The city of Stockton, California officially went bankrupt yesterday. Instead of concern for what that might mean for its residents in terms of services and their quality of life, Fox predictably focused on one thing: public pensions. And, instead of doing any kind of real analysis of the pension issues, or delving into the pushy behavior of the Wall Street creditors, Stuart Varney suggested the whole problem is due to slacker public employees living high on the hog for decades after just a brief stint of work. He looked forward to pensioners taking the hit and expressed hope that the same would happen in other California cities, too.
Varney was nearly ecstatic over the federal bankruptcy judge’s ruling that allowed Stockton to go into Chapter 9 bankruptcy, and receive protection from its creditors. “Yes, I do, I do,” he crowed when asked if he liked it.
This ruling by this judge opens the door for Stockton to cut the payments that it makes to its pension fund. That opens the door for other cities in California to get out of their pension mess in the same kind of way. And it means, just a little way down the road, maybe existing pensioners will take a haircut.
Varney acknowledged to a less enthusiastic Brian Kilmeade that cities have “a moral responsibility to pay up on a contract” but he swiftly moved on to “the other side of the coin” which was to suggest that most pensioners are moochers. “Take for example a firefighter in the City of Stockton," he said. "They can retire at the age of 50 and they get 90% of their best year’s salary for the rest of their lives. You can work for just six months for the City of Stockton – just six months, that’s all it is – and you get lifetime health benefits. That’s all.”
And how many of those pensioners have worked for decades educating and protecting the public based on the promise of a comfortable retirement? While retiring at 50 may seem young to the 60ish Varney, I’d like to see him start hauling firefighter equipment and running into burning buildings before he sneers about retirement ages again.

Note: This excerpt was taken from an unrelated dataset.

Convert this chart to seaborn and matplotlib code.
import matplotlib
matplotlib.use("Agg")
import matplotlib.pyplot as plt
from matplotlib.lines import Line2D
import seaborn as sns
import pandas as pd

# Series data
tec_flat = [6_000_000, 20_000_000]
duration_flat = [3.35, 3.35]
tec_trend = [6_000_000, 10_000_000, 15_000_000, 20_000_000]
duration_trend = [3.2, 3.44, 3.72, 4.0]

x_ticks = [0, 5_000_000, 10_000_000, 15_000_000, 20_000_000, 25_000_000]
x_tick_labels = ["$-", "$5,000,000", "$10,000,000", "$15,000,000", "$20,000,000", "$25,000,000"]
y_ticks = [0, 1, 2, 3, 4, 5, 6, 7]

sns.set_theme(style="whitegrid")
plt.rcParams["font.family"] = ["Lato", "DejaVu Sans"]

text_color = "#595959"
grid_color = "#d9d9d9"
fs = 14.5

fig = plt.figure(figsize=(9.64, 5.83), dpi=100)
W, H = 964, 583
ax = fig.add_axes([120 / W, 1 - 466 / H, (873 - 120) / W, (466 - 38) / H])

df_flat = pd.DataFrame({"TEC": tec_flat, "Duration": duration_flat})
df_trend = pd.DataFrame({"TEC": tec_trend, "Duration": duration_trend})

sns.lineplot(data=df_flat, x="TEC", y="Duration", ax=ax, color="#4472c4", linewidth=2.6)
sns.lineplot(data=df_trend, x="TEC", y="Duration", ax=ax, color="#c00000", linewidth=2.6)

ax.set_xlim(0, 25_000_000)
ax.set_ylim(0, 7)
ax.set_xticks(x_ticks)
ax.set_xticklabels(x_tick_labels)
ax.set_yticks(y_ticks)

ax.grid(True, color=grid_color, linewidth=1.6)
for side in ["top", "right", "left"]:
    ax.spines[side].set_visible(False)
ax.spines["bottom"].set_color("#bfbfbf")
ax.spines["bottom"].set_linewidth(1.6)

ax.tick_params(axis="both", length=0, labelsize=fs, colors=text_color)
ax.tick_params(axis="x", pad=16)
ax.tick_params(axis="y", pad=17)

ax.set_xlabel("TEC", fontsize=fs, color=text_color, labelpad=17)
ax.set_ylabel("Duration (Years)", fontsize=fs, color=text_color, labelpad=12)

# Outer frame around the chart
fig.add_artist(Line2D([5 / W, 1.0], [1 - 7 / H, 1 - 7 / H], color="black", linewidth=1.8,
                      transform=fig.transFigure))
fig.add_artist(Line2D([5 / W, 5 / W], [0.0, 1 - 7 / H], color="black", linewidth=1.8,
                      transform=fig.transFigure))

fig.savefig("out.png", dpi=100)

Meanwhile, neither Varney nor Kilmeade said a word about the Wall Street creditors who are very much players in the Stockton bankruptcy. In fact, you could make an argument that they are gaming the system. From the New York Times:
In the ruling, issued on Monday in Sacramento, which affirmed the legal status of Stockton’s bankruptcy, Judge Christopher M. Klein said he could see battle lines being drawn between Calpers — formally the California Public Employees’ Retirement System — and the city’s other major creditors, including several Wall Street companies that either bought Stockton’s bonds or insured them. But he ruled that it was still too early in the case for that battle to be joined.
...The judge also said that California statute required all Chapter 9 candidates to go through a 60-day mediation period before declaring bankruptcy, and creditors were supposed to help pay the cost. But the capital markets creditors dropped out of mediation, he said, when they learned Stockton was not seeking any concessions from Calpers. That left the city to pay the whole bill.
"The capital markets creditors contend that the city gave them a take-it-or-leave-it proposition, and that that is not negotiation,” Judge Klein said. “I’m sorry. I’m not persuaded. Negotiation is a two-way street. You can’t negotiate with a stone wall. You cannot do it. It cannot be done. It is a contradiction in terms.”
In other words, this is shaping up as a battle between Wall Street and the public employees.
Varney continued, “On one side, you’ve got the moral obligation to pay on a contract that you signed. And on the other, the reality is, you can’t afford this. And for years, Stockton and other cities have been laying off young people so that they can pay the older retirees. What’s the morality here? Which side of the coin are you gonna choose on the moral compass here?”
It’s pretty clear Varney chose the Wall Street side of his “moral compass.”